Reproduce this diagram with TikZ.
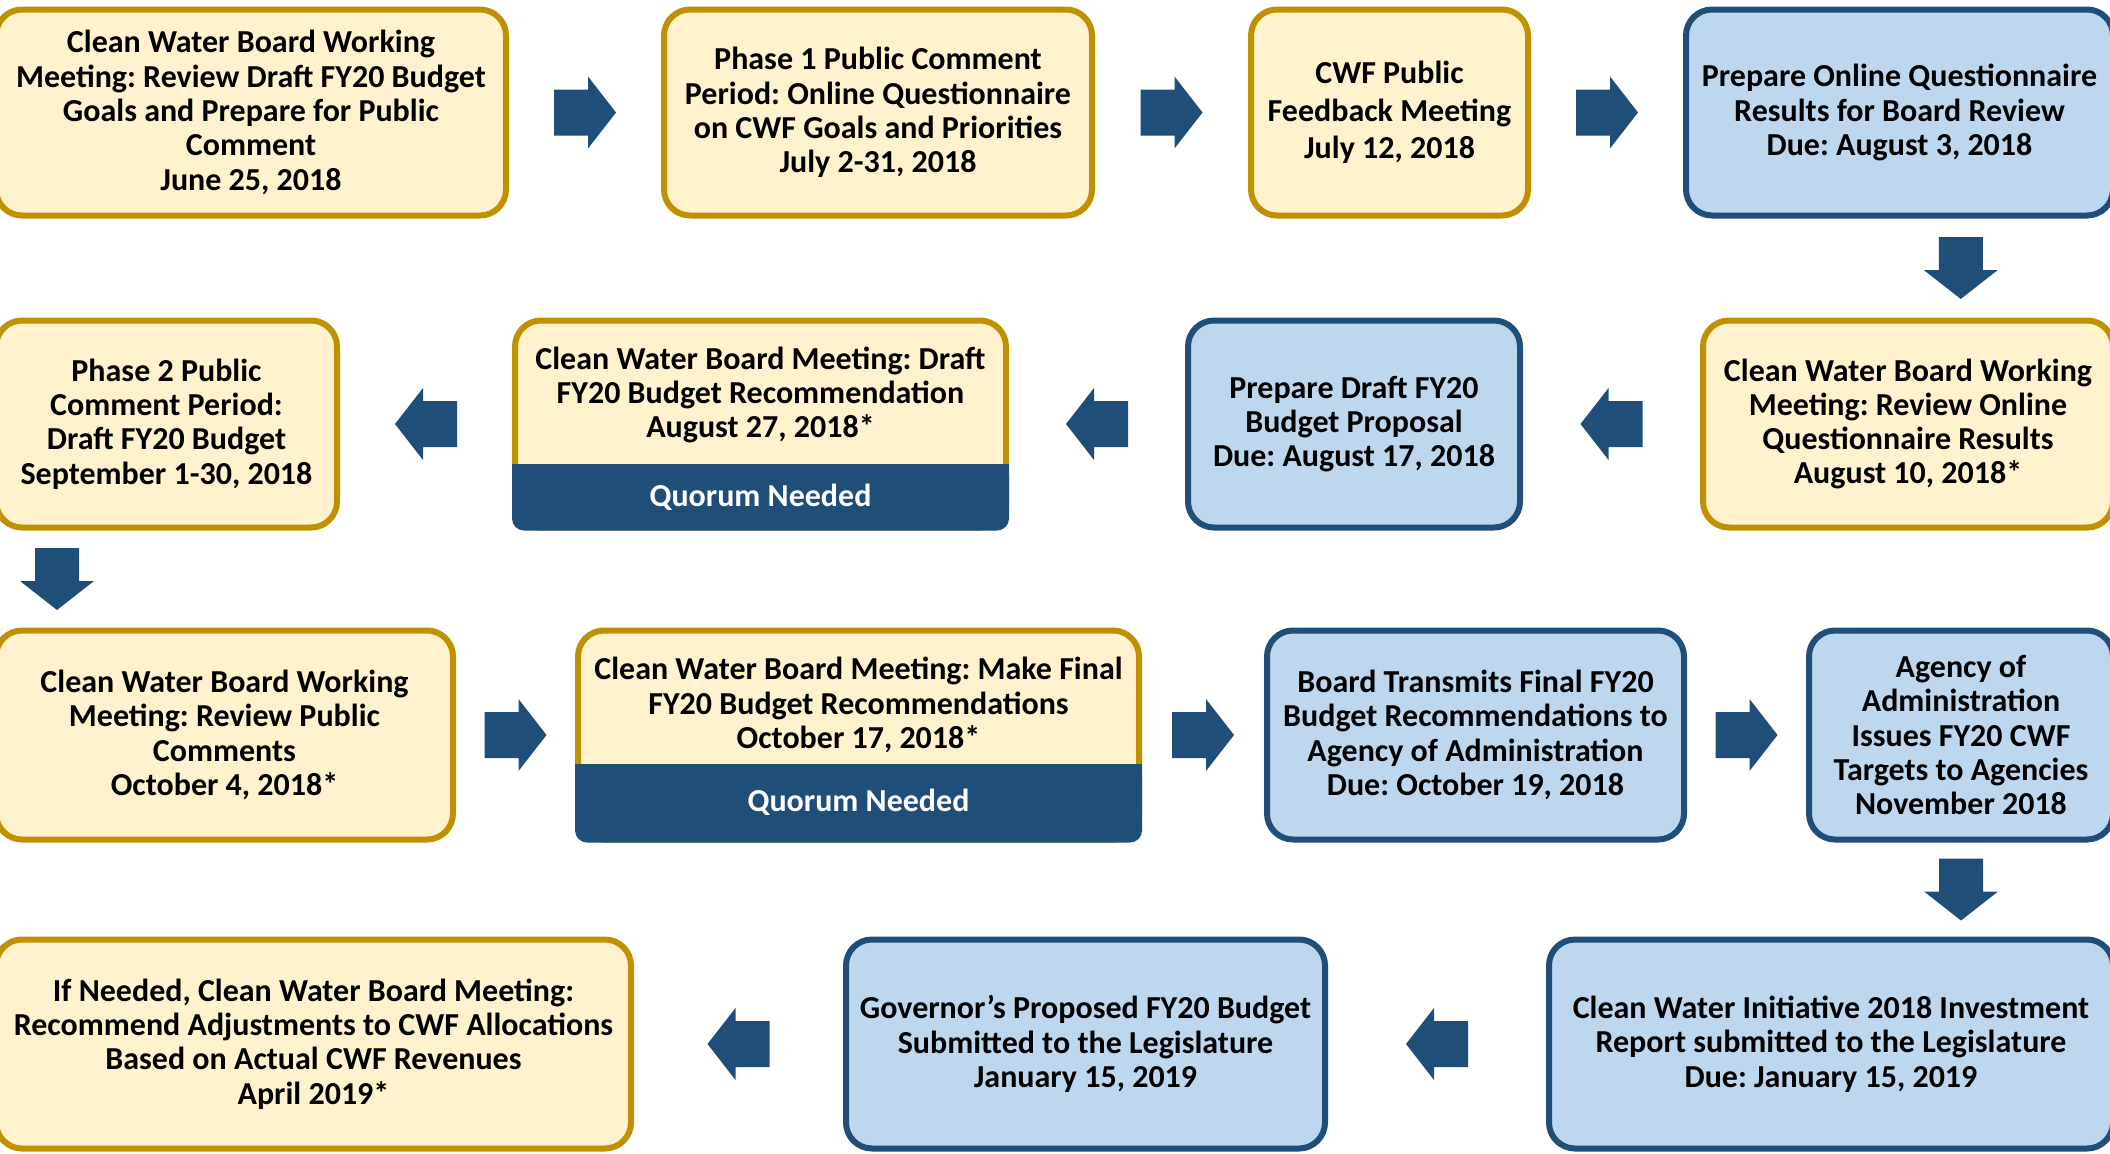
\documentclass[tikz,border=0pt]{standalone}
\usepackage{fontspec}
\setmainfont{Carlito}
\usetikzlibrary{calc}
\definecolor{gold}{HTML}{BF9000}
\definecolor{cream}{HTML}{FFF2CC}
\definecolor{lblue}{HTML}{BDD7EE}
\definecolor{navy}{HTML}{1F4E79}
\tikzset{
  box/.style={rounded corners=26pt, line width=6pt, align=center, inner sep=0pt,
    font=\bfseries\fontsize{32}{34.3}\selectfont, text=black},
  ybox/.style={box, draw=gold, fill=cream},
  bbox/.style={box, draw=navy, fill=lblue},
  qtext/.style={font=\bfseries\fontsize{32}{34.3}\selectfont, text=white, inner sep=0pt},
  blockarrow/.pic={\fill[navy] (-31,-23) -- (3,-23) -- (3,-36) -- (31,0) -- (3,36) -- (3,23) -- (-31,23) -- cycle;},
  downarrow/.pic={\fill[navy] (-31,-22) -- (2,-22) -- (2,-37) -- (31,0) -- (2,37) -- (2,22) -- (-31,22) -- cycle;}
}
\frenchspacing
\begin{document}
\begin{tikzpicture}[x=1pt,y=-1pt]
\useasboundingbox (0,0) rectangle (2110,1154);
% Row 1
\node[ybox, minimum width=510, minimum height=206] (b1) at (251,112.5) {Clean Water Board Working\\Meeting: Review Draft FY20 Budget\\Goals and Prepare for Public\\Comment\\June 25, 2018};
\node[ybox, minimum width=428, minimum height=206] (b2) at (878,112.5) {Phase 1 Public Comment\\Period: Online Questionnaire\\on CWF Goals and Priorities\\July 2-31, 2018};
\node[ybox, minimum width=277, minimum height=206, font=\bfseries\fontsize{32}{37.5}\selectfont] (b3) at (1389.5,112.5) {CWF Public\\Feedback Meeting\\July 12, 2018};
\node[bbox, minimum width=427, minimum height=206] (b4) at (1899.5,112.5) {Prepare Online Questionnaire\\Results for Board Review\\Due: August 3, 2018};
% Row 2
\node[ybox, minimum width=410, minimum height=207] (b5) at (1908,424) {Clean Water Board Working\\Meeting: Review Online\\Questionnaire Results\\August 10, 2018*};
\node[bbox, minimum width=332, minimum height=207] (b6) at (1354,424) {Prepare Draft FY20\\Budget Proposal\\Due: August 17, 2018};
\node[ybox, minimum width=491, minimum height=207] (b7) at (760.5,424) {};
\node[ybox, minimum width=341, minimum height=207] (b8) at (166.5,424) {Phase 2 Public\\Comment Period:\\Draft FY20 Budget\\September 1-30, 2018};
% Row 3
\node[ybox, minimum width=457, minimum height=209] (b9) at (224.5,735) {Clean Water Board Working\\Meeting: Review Public\\Comments\\October 4, 2018*};
\node[ybox, minimum width=561, minimum height=209] (b10) at (858.5,735) {};
\node[bbox, minimum width=417, minimum height=209] (b11) at (1475.5,735) {Board Transmits Final FY20\\Budget Recommendations to\\Agency of Administration\\Due: October 19, 2018};
\node[bbox, minimum width=304, minimum height=209] (b12) at (1961,735) {Agency of\\Administration\\Issues FY20 CWF\\Targets to Agencies\\November 2018};
% Row 4
\node[bbox, minimum width=564, minimum height=209] (b13) at (1831,1044) {Clean Water Initiative 2018 Investment\\Report submitted to the Legislature\\Due: January 15, 2019};
\node[bbox, minimum width=479, minimum height=209] (b14) at (1085.5,1044) {Governor’s Proposed FY20 Budget\\Submitted to the Legislature\\January 15, 2019};
\node[ybox, minimum width=635, minimum height=209] (b15) at (313.5,1044) {If Needed, Clean Water Board Meeting:\\Recommend Adjustments to CWF Allocations\\Based on Actual CWF Revenues\\April 2019*};
% Quorum bands (anchors already lie on the outer edge of the border)
\fill[navy, rounded corners=12pt] (b7.west |- 0,464) rectangle (b7.south east);
\fill[navy] (b7.west |- 0,464) rectangle (b7.east |- 0,490);
\node[box, anchor=center] (t7) at (760.5,395) {Clean Water Board Meeting: Draft\\FY20 Budget Recommendation\\August 27, 2018*};
\node[qtext] (q7) at (760.5,497) {Quorum Needed};
\fill[navy, rounded corners=12pt] (b10.west |- 0,764) rectangle (b10.south east);
\fill[navy] (b10.west |- 0,764) rectangle (b10.east |- 0,790);
\node[box, anchor=center] (t10) at (858.5,705) {Clean Water Board Meeting: Make Final\\FY20 Budget Recommendations\\October 17, 2018*};
\node[qtext] (q10) at (858.5,802) {Quorum Needed};
% Arrows
\pic at ($(b1.east)!.5!(b2.west)$) {blockarrow};
\pic at ($(b2.east)!.5!(b3.west)$) {blockarrow};
\pic at ($(b3.east)!.5!(b4.west)$) {blockarrow};
\pic[rotate=-90] at ($(b4.south)!.5!(b5.north)+(57,0)$) {downarrow};
\pic[rotate=180] at ($(b6.east)!.5!(b5.west)$) {blockarrow};
\pic[rotate=180] at ($(b7.east)!.5!(b6.west)$) {blockarrow};
\pic[rotate=180] at ($(b8.east)!.5!(b7.west)$) {blockarrow};
\pic[rotate=-90] at ($(b8.south)!.5!(b9.north)+(-138.5,0)$) {downarrow};
\pic at ($(b9.east)!.5!(b10.west)$) {blockarrow};
\pic at ($(b10.east)!.5!(b11.west)$) {blockarrow};
\pic at ($(b11.east)!.5!(b12.west)$) {blockarrow};
\pic[rotate=-90] at ($(b12.south)!.5!(b13.north)+(65,0)$) {downarrow};
\pic[rotate=180] at ($(b14.east)!.5!(b13.west)$) {blockarrow};
\pic[rotate=180] at ($(b15.east)!.5!(b14.west)$) {blockarrow};
\end{tikzpicture}
\end{document}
● ● ● ● ●
■ WHAT THIS TASK INVOLVES
Reproduce all of the material exactly, apart from the pictures.

■ RESULT OF THIS TASK
Reproduce this diagram with TikZ.
\documentclass[tikz,border=0pt]{standalone}
\usepackage{fontspec}
\setmainfont{Carlito}
\usetikzlibrary{calc}
\definecolor{gold}{HTML}{BF9000}
\definecolor{cream}{HTML}{FFF2CC}
\definecolor{lblue}{HTML}{BDD7EE}
\definecolor{navy}{HTML}{1F4E79}
\tikzset{
  box/.style={rounded corners=26pt, line width=6pt, align=center, inner sep=0pt,
    font=\bfseries\fontsize{32}{34.3}\selectfont, text=black},
  ybox/.style={box, draw=gold, fill=cream},
  bbox/.style={box, draw=navy, fill=lblue},
  qtext/.style={font=\bfseries\fontsize{32}{34.3}\selectfont, text=white, inner sep=0pt},
  blockarrow/.pic={\fill[navy] (-31,-23) -- (3,-23) -- (3,-36) -- (31,0) -- (3,36) -- (3,23) -- (-31,23) -- cycle;},
  downarrow/.pic={\fill[navy] (-31,-22) -- (2,-22) -- (2,-37) -- (31,0) -- (2,37) -- (2,22) -- (-31,22) -- cycle;}
}
\frenchspacing
\begin{document}
\begin{tikzpicture}[x=1pt,y=-1pt]
\useasboundingbox (0,0) rectangle (2110,1154);
% Row 1
\node[ybox, minimum width=510, minimum height=206] (b1) at (251,112.5) {Clean Water Board Working\\Meeting: Review Draft FY20 Budget\\Goals and Prepare for Public\\Comment\\June 25, 2018};
\node[ybox, minimum width=428, minimum height=206] (b2) at (878,112.5) {Phase 1 Public Comment\\Period: Online Questionnaire\\on CWF Goals and Priorities\\July 2-31, 2018};
\node[ybox, minimum width=277, minimum height=206, font=\bfseries\fontsize{32}{37.5}\selectfont] (b3) at (1389.5,112.5) {CWF Public\\Feedback Meeting\\July 12, 2018};
\node[bbox, minimum width=427, minimum height=206] (b4) at (1899.5,112.5) {Prepare Online Questionnaire\\Results for Board Review\\Due: August 3, 2018};
% Row 2
\node[ybox, minimum width=410, minimum height=207] (b5) at (1908,424) {Clean Water Board Working\\Meeting: Review Online\\Questionnaire Results\\August 10, 2018*};
\node[bbox, minimum width=332, minimum height=207] (b6) at (1354,424) {Prepare Draft FY20\\Budget Proposal\\Due: August 17, 2018};
\node[ybox, minimum width=491, minimum height=207] (b7) at (760.5,424) {};
\node[ybox, minimum width=341, minimum height=207] (b8) at (166.5,424) {Phase 2 Public\\Comment Period:\\Draft FY20 Budget\\September 1-30, 2018};
% Row 3
\node[ybox, minimum width=457, minimum height=209] (b9) at (224.5,735) {Clean Water Board Working\\Meeting: Review Public\\Comments\\October 4, 2018*};
\node[ybox, minimum width=561, minimum height=209] (b10) at (858.5,735) {};
\node[bbox, minimum width=417, minimum height=209] (b11) at (1475.5,735) {Board Transmits Final FY20\\Budget Recommendations to\\Agency of Administration\\Due: October 19, 2018};
\node[bbox, minimum width=304, minimum height=209] (b12) at (1961,735) {Agency of\\Administration\\Issues FY20 CWF\\Targets to Agencies\\November 2018};
% Row 4
\node[bbox, minimum width=564, minimum height=209] (b13) at (1831,1044) {Clean Water Initiative 2018 Investment\\Report submitted to the Legislature\\Due: January 15, 2019};
\node[bbox, minimum width=479, minimum height=209] (b14) at (1085.5,1044) {Governor’s Proposed FY20 Budget\\Submitted to the Legislature\\January 15, 2019};
\node[ybox, minimum width=635, minimum height=209] (b15) at (313.5,1044) {If Needed, Clean Water Board Meeting:\\Recommend Adjustments to CWF Allocations\\Based on Actual CWF Revenues\\April 2019*};
% Quorum bands (anchors already lie on the outer edge of the border)
\fill[navy, rounded corners=12pt] (b7.west |- 0,464) rectangle (b7.south east);
\fill[navy] (b7.west |- 0,464) rectangle (b7.east |- 0,490);
\node[box, anchor=center] (t7) at (760.5,395) {Clean Water Board Meeting: Draft\\FY20 Budget Recommendation\\August 27, 2018*};
\node[qtext] (q7) at (760.5,497) {Quorum Needed};
\fill[navy, rounded corners=12pt] (b10.west |- 0,764) rectangle (b10.south east);
\fill[navy] (b10.west |- 0,764) rectangle (b10.east |- 0,790);
\node[box, anchor=center] (t10) at (858.5,705) {Clean Water Board Meeting: Make Final\\FY20 Budget Recommendations\\October 17, 2018*};
\node[qtext] (q10) at (858.5,802) {Quorum Needed};
% Arrows
\pic at ($(b1.east)!.5!(b2.west)$) {blockarrow};
\pic at ($(b2.east)!.5!(b3.west)$) {blockarrow};
\pic at ($(b3.east)!.5!(b4.west)$) {blockarrow};
\pic[rotate=-90] at ($(b4.south)!.5!(b5.north)+(57,0)$) {downarrow};
\pic[rotate=180] at ($(b6.east)!.5!(b5.west)$) {blockarrow};
\pic[rotate=180] at ($(b7.east)!.5!(b6.west)$) {blockarrow};
\pic[rotate=180] at ($(b8.east)!.5!(b7.west)$) {blockarrow};
\pic[rotate=-90] at ($(b8.south)!.5!(b9.north)+(-138.5,0)$) {downarrow};
\pic at ($(b9.east)!.5!(b10.west)$) {blockarrow};
\pic at ($(b10.east)!.5!(b11.west)$) {blockarrow};
\pic at ($(b11.east)!.5!(b12.west)$) {blockarrow};
\pic[rotate=-90] at ($(b12.south)!.5!(b13.north)+(65,0)$) {downarrow};
\pic[rotate=180] at ($(b14.east)!.5!(b13.west)$) {blockarrow};
\pic[rotate=180] at ($(b15.east)!.5!(b14.west)$) {blockarrow};
\end{tikzpicture}
\end{document}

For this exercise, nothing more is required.